Please output the records below in full, exactly as given, but without the images.
----
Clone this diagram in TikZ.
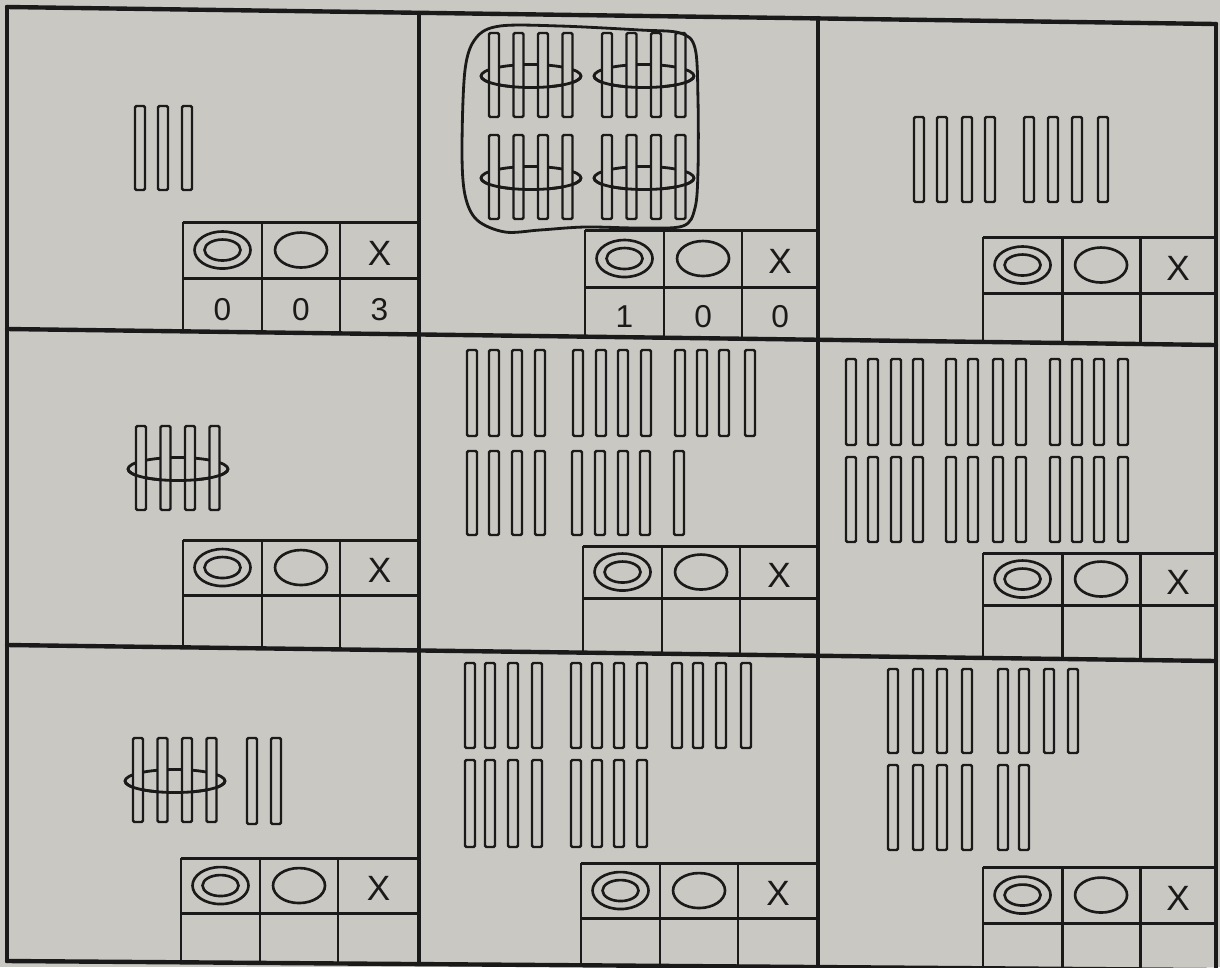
\documentclass[tikz,border=0pt]{standalone}
\usepackage{fontspec}
\setmainfont{Liberation Sans}
\definecolor{paper}{RGB}{202,200,194}
\definecolor{ink}{RGB}{26,26,26}

\begin{document}
\begin{tikzpicture}[scale=0.1,
  rule/.style={draw=ink, line width=1.25pt, line cap=round},
  tbl/.style={draw=ink, line width=0.85pt},
  stick/.style={draw=ink, fill=paper, line width=0.7pt, rounded corners=0.4pt},
  band/.style={draw=ink, line width=0.8pt},
  sym/.style={draw=ink, line width=0.75pt},
  cross/.style={text=ink, inner sep=0pt, font=\fontsize{10}{10}\selectfont},
  digit/.style={text=ink, inner sep=0pt, font=\fontsize{9}{9}\selectfont}]
\useasboundingbox (0,0) rectangle (122,-96.7);
\fill [paper] (0,0) rectangle (122,-96.7);
\clip (0,0) rectangle (122,-96.7);

% cell rules
\draw [rule] (0.7,-0.7) -- (121.6,-2.4);
\draw [rule] (0.7,-32.9) -- (121.6,-34.5);
\draw [rule] (0.7,-64.5) -- (121.6,-66.1);
\draw [rule] (0.7,-96.1) -- (121.6,-97.0);
\draw [rule] (0.7,-0.7) -- (0.7,-96.1);
\draw [rule] (41.9,-1.3) -- (41.9,-96.4);
\draw [rule] (81.8,-1.8) -- (81.8,-96.7);
\draw [rule] (121.6,-2.4) -- (121.6,-97.0);

% loose sticks
\foreach \x in {13.5,15.8,18.2} \draw [stick] (\x,-10.6) rectangle ++(1,-8.4);
\foreach \x in {91.4,93.7,96.2,98.5,102.4,104.8,107.2,109.8} \draw [stick] (\x,-11.7) rectangle ++(1,-8.5);
\foreach \x in {46.7,48.9,51.2,53.5,57.3,59.6,61.8,64.1,67.5,69.7,71.9,74.5} \draw [stick] (\x,-35.0) rectangle ++(1,-8.6);
\foreach \x in {46.7,48.9,51.2,53.5,57.2,59.5,61.8,64.0,67.4} \draw [stick] (\x,-45.1) rectangle ++(1,-8.4);
\foreach \x in {84.6,86.8,89.1,91.3,94.6,96.8,99.3,101.6,105.0,107.2,109.4,111.8} {
  \draw [stick] (\x,-35.9) rectangle ++(1,-8.6);
  \draw [stick] (\x,-45.7) rectangle ++(1,-8.5);
}
\foreach \x in {24.7,27.1} \draw [stick] (\x,-73.8) rectangle ++(1,-8.6);
\foreach \x in {46.5,48.5,50.8,53.2,57.1,59.2,61.4,63.7,67.2,69.3,71.6,74.1} \draw [stick] (\x,-66.3) rectangle ++(1,-8.5);
\foreach \x in {46.5,48.5,50.8,53.2,57.1,59.2,61.4,63.7} \draw [stick] (\x,-76.0) rectangle ++(1,-8.7);
\foreach \x in {88.8,91.3,93.7,96.2,99.8,101.9,104.4,106.8} \draw [stick] (\x,-66.9) rectangle ++(1,-8.4);
\foreach \x in {88.8,91.3,93.7,96.2,99.8,101.9} \draw [stick] (\x,-76.5) rectangle ++(1,-8.5);

% bundles of four with a band
\foreach \x/\y in {48.9/-3.3, 60.2/-3.3, 48.9/-13.5, 60.2/-13.5, 13.6/-42.6, 13.3/-73.8} {
  \draw [band] (\x+4.2,\y-4.3) ellipse (5.0 and 1.15);
  \foreach \i in {0,...,3} \draw [stick] (\x+2.45*\i,\y) rectangle ++(1,-8.4);
  \draw [band] (\x-0.8,\y-4.3) arc (180:360:5.0 and 1.15);
}
\draw [band] plot [smooth cycle, tension=0.55] coordinates {(46.2,-15.0) (46.5,-7.0) (47.6,-3.8) (50.0,-2.6) (56.0,-2.6) (64.0,-3.0) (68.0,-3.3) (69.5,-4.8) (69.8,-10.0) (69.8,-17.0) (69.5,-20.8) (68.3,-22.6) (64.0,-22.8) (58.5,-22.7) (54.0,-23.0) (50.5,-23.2) (47.7,-22.0) (46.5,-19.5)};

% score tables
\foreach \n/\l/\r/\t/\m/\b in {1/18.3/41.9/22.2/27.8/33.3, 2/58.5/81.8/23.0/28.7/33.8, 3/98.3/121.6/23.7/29.3/34.4,
    4/18.3/41.9/54.0/59.5/64.9, 5/58.3/81.8/54.6/59.8/65.4, 6/98.3/121.6/55.3/60.5/66.0,
    7/18.1/41.9/85.8/91.3/96.3, 8/58.1/81.8/86.3/91.8/96.6, 9/98.3/121.6/86.7/92.3/96.9} {
  \draw [tbl] (\l,-\t) -- (\r,-\t) (\l,-\m) -- (\r,-\m);
  \draw [tbl] (\l,-\t) -- (\l,-\b) (\l+7.9,-\t) -- (\l+7.9,-\b) (\l+15.7,-\t) -- (\l+15.7,-\b);
  \coordinate (ring\n) at ({\l+3.95},{-(\t+\m)/2});
  \coordinate (oval\n) at ({\l+11.8},{-(\t+\m)/2});
  \coordinate (v\n-a) at ({\l+3.95},{-(\m+\b)/2-0.4});
  \coordinate (v\n-b) at ({\l+11.8},{-(\m+\b)/2-0.4});
  \coordinate (v\n-c) at ({(\l+15.7+\r)/2},{-(\m+\b)/2-0.4});
  \draw [sym] (ring\n) ellipse (2.8 and 1.85);
  \draw [sym] (ring\n) ellipse (1.8 and 1.05);
  \draw [sym] (oval\n) ellipse (2.6 and 1.75);
  \node [cross] (x\n) at ({(\l+15.7+\r)/2},{-(\t+\m)/2-0.3}) {X};
}
\node [digit] (n1a) at (v1-a) {0};
\node [digit] (n1b) at (v1-b) {0};
\node [digit] (n1c) at (v1-c) {3};
\node [digit] (n2a) at (v2-a) {1};
\node [digit] (n2b) at (v2-b) {0};
\node [digit] (n2c) at (v2-c) {0};
\end{tikzpicture}
\end{document}
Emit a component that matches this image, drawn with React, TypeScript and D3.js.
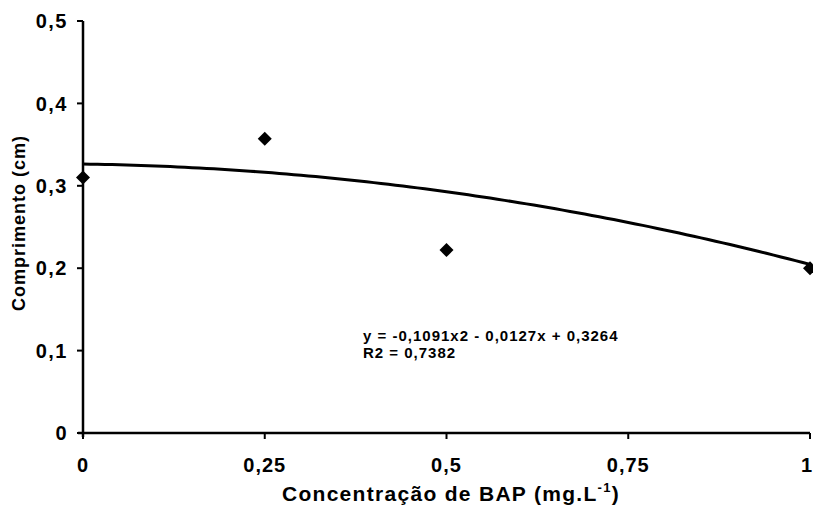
----
→ COMPLETE RESPONSE:
Clone this diagram in TikZ.
\documentclass[tikz,border=0pt]{standalone}
\usepackage{fontspec}
\setmainfont{Liberation Sans}
\definecolor{paper}{RGB}{202,200,194}
\definecolor{ink}{RGB}{26,26,26}

\begin{document}
\begin{tikzpicture}[scale=0.1,
  rule/.style={draw=ink, line width=1.25pt, line cap=round},
  tbl/.style={draw=ink, line width=0.85pt},
  stick/.style={draw=ink, fill=paper, line width=0.7pt, rounded corners=0.4pt},
  band/.style={draw=ink, line width=0.8pt},
  sym/.style={draw=ink, line width=0.75pt},
  cross/.style={text=ink, inner sep=0pt, font=\fontsize{10}{10}\selectfont},
  digit/.style={text=ink, inner sep=0pt, font=\fontsize{9}{9}\selectfont}]
\useasboundingbox (0,0) rectangle (122,-96.7);
\fill [paper] (0,0) rectangle (122,-96.7);
\clip (0,0) rectangle (122,-96.7);

% cell rules
\draw [rule] (0.7,-0.7) -- (121.6,-2.4);
\draw [rule] (0.7,-32.9) -- (121.6,-34.5);
\draw [rule] (0.7,-64.5) -- (121.6,-66.1);
\draw [rule] (0.7,-96.1) -- (121.6,-97.0);
\draw [rule] (0.7,-0.7) -- (0.7,-96.1);
\draw [rule] (41.9,-1.3) -- (41.9,-96.4);
\draw [rule] (81.8,-1.8) -- (81.8,-96.7);
\draw [rule] (121.6,-2.4) -- (121.6,-97.0);

% loose sticks
\foreach \x in {13.5,15.8,18.2} \draw [stick] (\x,-10.6) rectangle ++(1,-8.4);
\foreach \x in {91.4,93.7,96.2,98.5,102.4,104.8,107.2,109.8} \draw [stick] (\x,-11.7) rectangle ++(1,-8.5);
\foreach \x in {46.7,48.9,51.2,53.5,57.3,59.6,61.8,64.1,67.5,69.7,71.9,74.5} \draw [stick] (\x,-35.0) rectangle ++(1,-8.6);
\foreach \x in {46.7,48.9,51.2,53.5,57.2,59.5,61.8,64.0,67.4} \draw [stick] (\x,-45.1) rectangle ++(1,-8.4);
\foreach \x in {84.6,86.8,89.1,91.3,94.6,96.8,99.3,101.6,105.0,107.2,109.4,111.8} {
  \draw [stick] (\x,-35.9) rectangle ++(1,-8.6);
  \draw [stick] (\x,-45.7) rectangle ++(1,-8.5);
}
\foreach \x in {24.7,27.1} \draw [stick] (\x,-73.8) rectangle ++(1,-8.6);
\foreach \x in {46.5,48.5,50.8,53.2,57.1,59.2,61.4,63.7,67.2,69.3,71.6,74.1} \draw [stick] (\x,-66.3) rectangle ++(1,-8.5);
\foreach \x in {46.5,48.5,50.8,53.2,57.1,59.2,61.4,63.7} \draw [stick] (\x,-76.0) rectangle ++(1,-8.7);
\foreach \x in {88.8,91.3,93.7,96.2,99.8,101.9,104.4,106.8} \draw [stick] (\x,-66.9) rectangle ++(1,-8.4);
\foreach \x in {88.8,91.3,93.7,96.2,99.8,101.9} \draw [stick] (\x,-76.5) rectangle ++(1,-8.5);

% bundles of four with a band
\foreach \x/\y in {48.9/-3.3, 60.2/-3.3, 48.9/-13.5, 60.2/-13.5, 13.6/-42.6, 13.3/-73.8} {
  \draw [band] (\x+4.2,\y-4.3) ellipse (5.0 and 1.15);
  \foreach \i in {0,...,3} \draw [stick] (\x+2.45*\i,\y) rectangle ++(1,-8.4);
  \draw [band] (\x-0.8,\y-4.3) arc (180:360:5.0 and 1.15);
}
\draw [band] plot [smooth cycle, tension=0.55] coordinates {(46.2,-15.0) (46.5,-7.0) (47.6,-3.8) (50.0,-2.6) (56.0,-2.6) (64.0,-3.0) (68.0,-3.3) (69.5,-4.8) (69.8,-10.0) (69.8,-17.0) (69.5,-20.8) (68.3,-22.6) (64.0,-22.8) (58.5,-22.7) (54.0,-23.0) (50.5,-23.2) (47.7,-22.0) (46.5,-19.5)};

% score tables
\foreach \n/\l/\r/\t/\m/\b in {1/18.3/41.9/22.2/27.8/33.3, 2/58.5/81.8/23.0/28.7/33.8, 3/98.3/121.6/23.7/29.3/34.4,
    4/18.3/41.9/54.0/59.5/64.9, 5/58.3/81.8/54.6/59.8/65.4, 6/98.3/121.6/55.3/60.5/66.0,
    7/18.1/41.9/85.8/91.3/96.3, 8/58.1/81.8/86.3/91.8/96.6, 9/98.3/121.6/86.7/92.3/96.9} {
  \draw [tbl] (\l,-\t) -- (\r,-\t) (\l,-\m) -- (\r,-\m);
  \draw [tbl] (\l,-\t) -- (\l,-\b) (\l+7.9,-\t) -- (\l+7.9,-\b) (\l+15.7,-\t) -- (\l+15.7,-\b);
  \coordinate (ring\n) at ({\l+3.95},{-(\t+\m)/2});
  \coordinate (oval\n) at ({\l+11.8},{-(\t+\m)/2});
  \coordinate (v\n-a) at ({\l+3.95},{-(\m+\b)/2-0.4});
  \coordinate (v\n-b) at ({\l+11.8},{-(\m+\b)/2-0.4});
  \coordinate (v\n-c) at ({(\l+15.7+\r)/2},{-(\m+\b)/2-0.4});
  \draw [sym] (ring\n) ellipse (2.8 and 1.85);
  \draw [sym] (ring\n) ellipse (1.8 and 1.05);
  \draw [sym] (oval\n) ellipse (2.6 and 1.75);
  \node [cross] (x\n) at ({(\l+15.7+\r)/2},{-(\t+\m)/2-0.3}) {X};
}
\node [digit] (n1a) at (v1-a) {0};
\node [digit] (n1b) at (v1-b) {0};
\node [digit] (n1c) at (v1-c) {3};
\node [digit] (n2a) at (v2-a) {1};
\node [digit] (n2b) at (v2-b) {0};
\node [digit] (n2c) at (v2-c) {0};
\end{tikzpicture}
\end{document}
Emit a component that matches this image, drawn with React, TypeScript and D3.js.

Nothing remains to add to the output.